## START
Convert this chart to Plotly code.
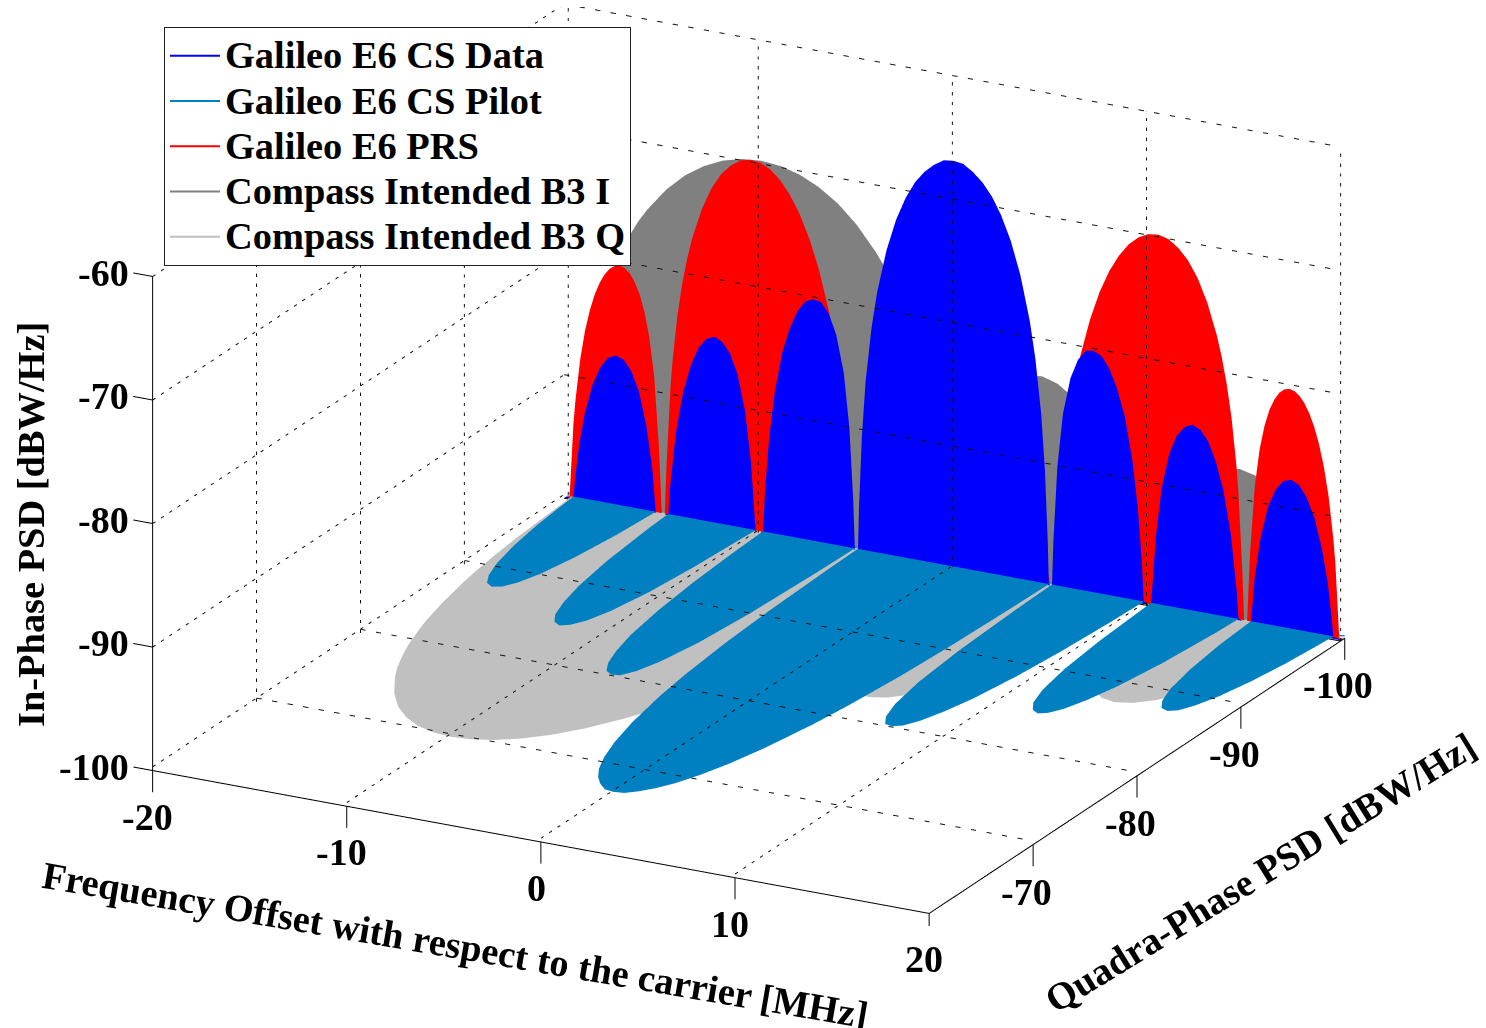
import plotly.graph_objects as go

FONT = "Liberation Serif"

# Frequency offset grid and PSD values (MHz, dBW/Hz)
CS_FREQ = [-20,-19.55,-19.45,-19.26,-18.96,-18.57,-18.18,-17.79,-17.4,-17.01,-16.62,-16.23,-15.84,-15.54,-15.35,-15,
 -14.66,-14.57,-14.27,-13.88,-13.49,-13.1,-12.71,-12.32,-11.93,-11.53,-11.14,-10.75,-10.46,-10.26,-10.2,-10,
 -9.78,-9.68,-9.48,-9.19,-8.8,-8.41,-8.02,-7.62,-7.23,-6.84,-6.45,-6.06,-5.67,-5.38,-5.18,-5.1,-5,
 -4.89,-4.84,-4.69,-4.5,-4.2,-3.91,-3.42,-2.93,-2.44,-1.96,-1.47,-0.98,-0.49,0,
 0.49,0.98,1.47,1.96,2.44,2.93,3.42,3.91,4.2,4.5,4.69,4.84,4.89,5,
 5.1,5.18,5.38,5.67,6.06,6.45,6.84,7.23,7.62,8.02,8.41,8.8,9.19,9.48,9.68,9.78,10,
 10.2,10.26,10.46,10.75,11.14,11.53,11.93,12.32,12.71,13.1,13.49,13.88,14.27,14.57,14.66,15,
 15.35,15.54,15.84,16.23,16.62,17.01,17.4,17.79,18.18,18.57,18.96,19.26,19.45,19.55,20]
CS_DATA_PSD = [-100,-99.9,-98.2,-95.6,-92.9,-90.5,-89,-88.1,-87.8,-88,-88.8,-90.3,-93,-96.3,-100,-100,
 -99.8,-97.6,-93.1,-89.6,-87.4,-85.9,-85.1,-84.8,-85.1,-85.9,-87.5,-90.4,-94.3,-98.8,-100,-100,
 -99.8,-96.6,-92.4,-88.5,-85.1,-83,-81.5,-80.6,-80.3,-80.4,-81.2,-82.8,-85.8,-90.2,-96.2,-100,-100,
 -99.8,-96.6,-90.7,-86.2,-81.8,-78.8,-75.2,-72.6,-70.7,-69.3,-68.3,-67.6,-67.1,-67,
 -67.1,-67.6,-68.3,-69.3,-70.7,-72.6,-75.2,-78.8,-81.8,-86.2,-90.7,-96.6,-99.8,-100,
 -100,-96.2,-90.2,-85.8,-82.8,-81.2,-80.4,-80.3,-80.6,-81.5,-83,-85.1,-88.5,-92.4,-96.6,-99.8,-100,
 -100,-98.8,-94.3,-90.4,-87.5,-85.9,-85.1,-84.8,-85.1,-85.9,-87.4,-89.6,-93.1,-97.6,-99.8,-100,
 -100,-96.3,-93,-90.3,-88.8,-88,-87.8,-88.1,-89,-90.5,-92.9,-95.6,-98.2,-99.9,-100]
CS_PILOT_PSD = list(CS_DATA_PSD)

PRS_FREQ = [-20,-19.8,-19.6,-19.5,-19.25,-19,-18.75,-18.5,-18.25,-18,-17.75,-17.5,-17.25,-17,-16.75,-16.5,-16.25,-16,-15.75,-15.5,-15.25,-15.2,-15.1,-15,
 -14.9,-14.8,-14.6,-14.5,-14.25,-14,-13.75,-13.5,-13,-12.5,-12,-11.5,-11,-10.5,-10,-9.5,-9,-8.5,-8,-7.5,-7,-6.5,-6.25,-6,-5.75,-5.5,-5.25,-5,
 -4.9,-4.5,-4,-3.5,-3,-2.5,-2,-1.5,-1.3,0,1.3,1.5,2,2.5,3,3.5,4,4.5,4.9,
 5,5.25,5.5,5.75,6,6.25,6.5,7,7.5,8,8.5,9,9.5,10,10.5,11,11.5,12,12.5,13,13.5,13.75,14,14.25,14.5,14.6,14.8,14.9,15,
 15.1,15.2,15.25,15.5,15.75,16,16.25,16.5,16.75,17,17.25,17.5,17.75,18,18.25,18.5,18.75,19,19.25,19.5,19.6,19.8,20]
PRS_PSD = [-100,-100,-94,-92.1,-88.64,-86.25,-84.51,-83.18,-82.18,-81.44,-80.93,-80.63,-80.53,-80.65,-80.99,-81.6,-82.5,-83.85,-85.8,-88.85,-94.5,-96.3,-100,-100,
 -100,-95.8,-89.5,-87.5,-83.73,-81.05,-78.98,-77.3,-74.75,-72.9,-71.6,-70.75,-70.2,-70,-70.1,-70.5,-71.2,-72.25,-73.65,-75.5,-77.9,-81,-83,-85.4,-88.4,-92.5,-100,-100,
 -100,-95,-91.3,-90.9,-91,-91.8,-93.8,-98,-100,-100,-100,-98,-93.8,-91.8,-91,-90.9,-91.3,-95,-100,
 -100,-100,-92.5,-88.4,-85.4,-83,-81,-77.9,-75.5,-73.65,-72.25,-71.2,-70.5,-70.1,-70,-70.2,-70.75,-71.6,-72.9,-74.75,-77.3,-78.98,-81.05,-83.73,-87.5,-89.5,-95.8,-100,-100,
 -100,-96.3,-94.5,-88.85,-85.8,-83.85,-82.5,-81.6,-80.99,-80.65,-80.53,-80.63,-80.93,-81.44,-82.18,-83.18,-84.51,-86.25,-88.64,-92.1,-94,-100,-100]

B3_FREQ = [-20,-19.78,-19.68,-19.38,-19.2,-19,-18.8,-18.4,-18,-17.82,-17.3,-16.84,-16.3,-15.86,-14.88,-13.92,-12.94,-11.96,-10.98,-10,
 -9.02,-8.04,-7.06,-6.08,-5.12,-4.14,-3.7,-3.16,-2.7,-2.18,-2,-1.6,-1.2,-1,-0.62,-0.32,0,
 0.2,0.36,0.76,1.34,2.12,2.9,3.68,4.46,5.24,6.04,6.82,7.6,8.38,8.96,9.36,9.56,10,
 10.5,10.92,11.5,12.28,13.06,13.86,14.64,15.42,16.2,16.98,17.76,18.54,19,19.14,20]
B3_I_PSD = [-100,-100,-99.56,-93.69,-91.3,-89.17,-87.5,-84.81,-82.62,-81.79,-79.7,-78.19,-76.67,-75.64,-73.73,-72.31,-71.27,-70.55,-70.14,-70,
 -70.14,-70.55,-71.27,-72.31,-73.73,-75.64,-76.67,-78.19,-79.7,-81.79,-82.62,-84.81,-87.5,-89.17,-93.69,-99.56,-100,
 -100,-99.17,-93.18,-88.8,-85.79,-84.2,-83.43,-83.27,-83.63,-84.5,-85.95,-88.13,-91.46,-95.4,-99.6,-100,-100,
 -100,-97.26,-93.43,-90.53,-88.91,-88.07,-87.83,-88.12,-88.94,-90.36,-92.6,-96.14,-99.5,-100,-100]
B3_Q_PSD = list(B3_I_PSD)

SERIES_NAMES = ["Galileo E6 CS Data", "Galileo E6 CS Pilot", "Galileo E6 PRS",
                "Compass Intended B3 I", "Compass Intended B3 Q"]
COLORS = ["#0000ff", "#0080c0", "#ff0000", "#808080", "#c0c0c0"]

FREQ_TICKS = [-20, -10, 0, 10, 20]
Q_TICKS = [-100, -90, -80, -70]
I_TICKS = [-100, -90, -80, -70, -60]
FREQ_LIM = [-20, 20]
Q_LIM = [-60, -100]
I_LIM = [-100, -60]
FLOOR = -100
PAD = 0.15     # keeps the box lines away from the scene clipping planes
TICK_X = 1.0   # length of the In-Phase ticks, MHz
TICK_Z = 1.75  # length of the floor-axis ticks, dB

fig = go.Figure()


def strip(n):
    i, j, k = [], [], []
    for a in range(n - 1):
        p, q, r, s = 2 * a, 2 * a + 1, 2 * a + 2, 2 * a + 3
        i += [p, q]
        j += [q, s]
        k += [r, r]
    return i, j, k


def label(name):
    return f'<span style="font-size:38.4px">{name}</span>'


def wall_patch(freq, psd, name, color, plane, show):
    xs, ys, zs = [], [], []
    for f, v in zip(freq, psd):
        xs += [f, f]; ys += [plane, plane]; zs += [v, FLOOR]
    i, j, k = strip(len(freq))
    fig.add_trace(go.Mesh3d(x=xs, y=ys, z=zs, i=i, j=j, k=k, color=color, flatshading=True,
                            lighting=dict(ambient=1, diffuse=0, specular=0, fresnel=0),
                            hoverinfo="skip", showlegend=False, legendgroup=name))
    fig.add_trace(go.Scatter3d(x=freq, y=[plane] * len(freq), z=psd, mode="lines", name=label(name),
                               line=dict(color=color, width=2), hoverinfo="skip",
                               legendgroup=name, showlegend=show))


def floor_patch(freq, psd, name, color, plane, show):
    xs, ys, zs = [], [], []
    for f, v in zip(freq, psd):
        xs += [f, f]; ys += [v, FLOOR]; zs += [plane, plane]
    i, j, k = strip(len(freq))
    fig.add_trace(go.Mesh3d(x=xs, y=ys, z=zs, i=i, j=j, k=k, color=color, flatshading=True,
                            lighting=dict(ambient=1, diffuse=0, specular=0, fresnel=0),
                            hoverinfo="skip", showlegend=False, legendgroup=name))
    fig.add_trace(go.Scatter3d(x=freq, y=psd, z=[plane] * len(freq), mode="lines", name=label(name),
                               line=dict(color=color, width=2), hoverinfo="skip",
                               legendgroup=name, showlegend=show))


wall_patch(CS_FREQ, CS_DATA_PSD, SERIES_NAMES[0], COLORS[0], -99.7, True)
floor_patch(CS_FREQ, CS_PILOT_PSD, SERIES_NAMES[1], COLORS[1], -99.8, True)
wall_patch(PRS_FREQ, PRS_PSD, SERIES_NAMES[2], COLORS[2], -99.8, True)
wall_patch(B3_FREQ, B3_I_PSD, SERIES_NAMES[3], COLORS[3], -99.9, True)
floor_patch(B3_FREQ, B3_Q_PSD, SERIES_NAMES[4], COLORS[4], -99.9, True)


def seg(p0, p1, dash="dash", color="#111111", width=2):
    fig.add_trace(go.Scatter3d(x=[p0[0], p1[0]], y=[p0[1], p1[1]], z=[p0[2], p1[2]], mode="lines",
                               line=dict(color=color, width=width, dash=dash),
                               hoverinfo="skip", showlegend=False))


GF, GW = -99.7, -99.6
xa, xb = FREQ_LIM
qa, qb = Q_LIM
za, zb = I_LIM
for f in FREQ_TICKS:
    if f != xb:
        seg((f, qa, GF), (f, qb, GF))  # floor (the last one is the solid axis)
    if f != xa:
        seg((f, GW, za), (f, GW, zb))  # back wall (the first one is drawn with the left wall)
    seg((f, qa, za - TICK_Z), (f, qa, za), "solid", "#000000", 2)
for q in Q_TICKS:
    if q != qb:
        seg((xa, q, GF), (xb, q, GF))  # floor (the last one is the solid base line)
    seg((xa, q, za), (xa, q, zb))      # left wall
    seg((xb, q, za - TICK_Z), (xb, q, za), "solid", "#000000", 2)
for v in I_TICKS:
    if v != za:                        # the bottom lines are already on the floor
        seg((xa, GW, v), (xb, GW, v))  # back wall
        seg((xa, qa, v), (xa, qb, v))  # left wall
    seg((xa - TICK_X, qa, v), (xa, qa, v), "solid", "#000000", 2)

# solid axes
seg((xa, qa, za), (xb, qa, za), "solid", "#000000", 2)
seg((xb, qa, za), (xb, qb, za), "solid", "#000000", 2)
seg((xa, qa, za), (xa, qa, zb), "solid", "#000000", 2)
seg((xa, GW, za), (xb, GW, za), "solid", "#000000", 2)

tick_font = dict(family=FONT, size=38, color="black", weight=700)
notes = []
for f in FREQ_TICKS:
    notes.append(dict(x=f, y=qa, z=za, text=str(f), showarrow=False, font=tick_font, xshift=-5, yshift=-46))
for q in Q_TICKS:
    notes.append(dict(x=xb, y=q, z=za, text=str(q), showarrow=False, font=tick_font, xshift=-7, yshift=-47))
for v in I_TICKS:
    notes.append(dict(x=xa, y=qa, z=v, text=str(v), showarrow=False, font=tick_font, xanchor="right", xshift=-22, yshift=4))

axis_common = dict(showbackground=False, showgrid=False, zeroline=False, showspikes=False,
                   showline=False, title=dict(text=""), showticklabels=False, ticks="")

title_font = dict(family=FONT, size=38.4, color="black", weight=700)
fig.update_layout(
    width=1486, height=1028, margin=dict(l=0, r=0, t=0, b=0), paper_bgcolor="white",
    scene=dict(
        domain=dict(x=[0.0007, 0.9948], y=[0.09915, 0.99315]),
        xaxis=dict(range=[xa - TICK_X - 0.1, xb + PAD], tickvals=FREQ_TICKS, **axis_common),
        yaxis=dict(range=[qa + PAD, qb - PAD], tickvals=Q_TICKS, **axis_common),
        zaxis=dict(range=[za - TICK_Z - 0.15, zb + PAD], tickvals=I_TICKS, **axis_common),
        aspectmode="manual", aspectratio=dict(x=1.97, y=1.954, z=1.2062),
        camera=dict(projection=dict(type="orthographic"), up=dict(x=0, y=0, z=1),
                    center=dict(x=0, y=0, z=0), eye=dict(x=0.874, y=-1.658, z=0.698)),
        annotations=notes,
    ),
    legend=dict(x=164 / 1486, y=1 - 27 / 1028, xanchor="left", yanchor="top", bordercolor="#222222",
                borderwidth=1, bgcolor="white", itemwidth=50, tracegroupgap=0,
                entrywidth=433, entrywidthmode="pixels",
                font=dict(family=FONT, size=32.5, color="black", weight=700)),
    annotations=[
        dict(text="Frequency Offset with respect to the carrier [MHz]", x=455 / 1486, y=1 - 945 / 1028,
             xref="paper", yref="paper", showarrow=False, textangle=9.7, xanchor="center", yanchor="middle",
             font=title_font),
        dict(text="Quadra-Phase PSD [dBW/Hz]", x=1260 / 1486, y=1 - 873 / 1028,
             xref="paper", yref="paper", showarrow=False, textangle=-31.6, xanchor="center", yanchor="middle",
             font=title_font),
        dict(text="In-Phase PSD [dBW/Hz]", x=31 / 1486, y=1 - 525 / 1028,
             xref="paper", yref="paper", showarrow=False, textangle=-90, xanchor="center", yanchor="middle",
             font=title_font),
    ],
)

fig.write_html("out.html", config={"displayModeBar": False},
               post_script="document.body.style.margin='0';")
## END
§ **To be done**
Repeat, with no pictures, each line from the beginning of the data through the line containing "CS_PILOT_PSD = list(CS_DATA_PSD)", inclusive.

§ **Final result**
Convert this chart to Plotly code.
import plotly.graph_objects as go

FONT = "Liberation Serif"

# Frequency offset grid and PSD values (MHz, dBW/Hz)
CS_FREQ = [-20,-19.55,-19.45,-19.26,-18.96,-18.57,-18.18,-17.79,-17.4,-17.01,-16.62,-16.23,-15.84,-15.54,-15.35,-15,
 -14.66,-14.57,-14.27,-13.88,-13.49,-13.1,-12.71,-12.32,-11.93,-11.53,-11.14,-10.75,-10.46,-10.26,-10.2,-10,
 -9.78,-9.68,-9.48,-9.19,-8.8,-8.41,-8.02,-7.62,-7.23,-6.84,-6.45,-6.06,-5.67,-5.38,-5.18,-5.1,-5,
 -4.89,-4.84,-4.69,-4.5,-4.2,-3.91,-3.42,-2.93,-2.44,-1.96,-1.47,-0.98,-0.49,0,
 0.49,0.98,1.47,1.96,2.44,2.93,3.42,3.91,4.2,4.5,4.69,4.84,4.89,5,
 5.1,5.18,5.38,5.67,6.06,6.45,6.84,7.23,7.62,8.02,8.41,8.8,9.19,9.48,9.68,9.78,10,
 10.2,10.26,10.46,10.75,11.14,11.53,11.93,12.32,12.71,13.1,13.49,13.88,14.27,14.57,14.66,15,
 15.35,15.54,15.84,16.23,16.62,17.01,17.4,17.79,18.18,18.57,18.96,19.26,19.45,19.55,20]
CS_DATA_PSD = [-100,-99.9,-98.2,-95.6,-92.9,-90.5,-89,-88.1,-87.8,-88,-88.8,-90.3,-93,-96.3,-100,-100,
 -99.8,-97.6,-93.1,-89.6,-87.4,-85.9,-85.1,-84.8,-85.1,-85.9,-87.5,-90.4,-94.3,-98.8,-100,-100,
 -99.8,-96.6,-92.4,-88.5,-85.1,-83,-81.5,-80.6,-80.3,-80.4,-81.2,-82.8,-85.8,-90.2,-96.2,-100,-100,
 -99.8,-96.6,-90.7,-86.2,-81.8,-78.8,-75.2,-72.6,-70.7,-69.3,-68.3,-67.6,-67.1,-67,
 -67.1,-67.6,-68.3,-69.3,-70.7,-72.6,-75.2,-78.8,-81.8,-86.2,-90.7,-96.6,-99.8,-100,
 -100,-96.2,-90.2,-85.8,-82.8,-81.2,-80.4,-80.3,-80.6,-81.5,-83,-85.1,-88.5,-92.4,-96.6,-99.8,-100,
 -100,-98.8,-94.3,-90.4,-87.5,-85.9,-85.1,-84.8,-85.1,-85.9,-87.4,-89.6,-93.1,-97.6,-99.8,-100,
 -100,-96.3,-93,-90.3,-88.8,-88,-87.8,-88.1,-89,-90.5,-92.9,-95.6,-98.2,-99.9,-100]
CS_PILOT_PSD = list(CS_DATA_PSD)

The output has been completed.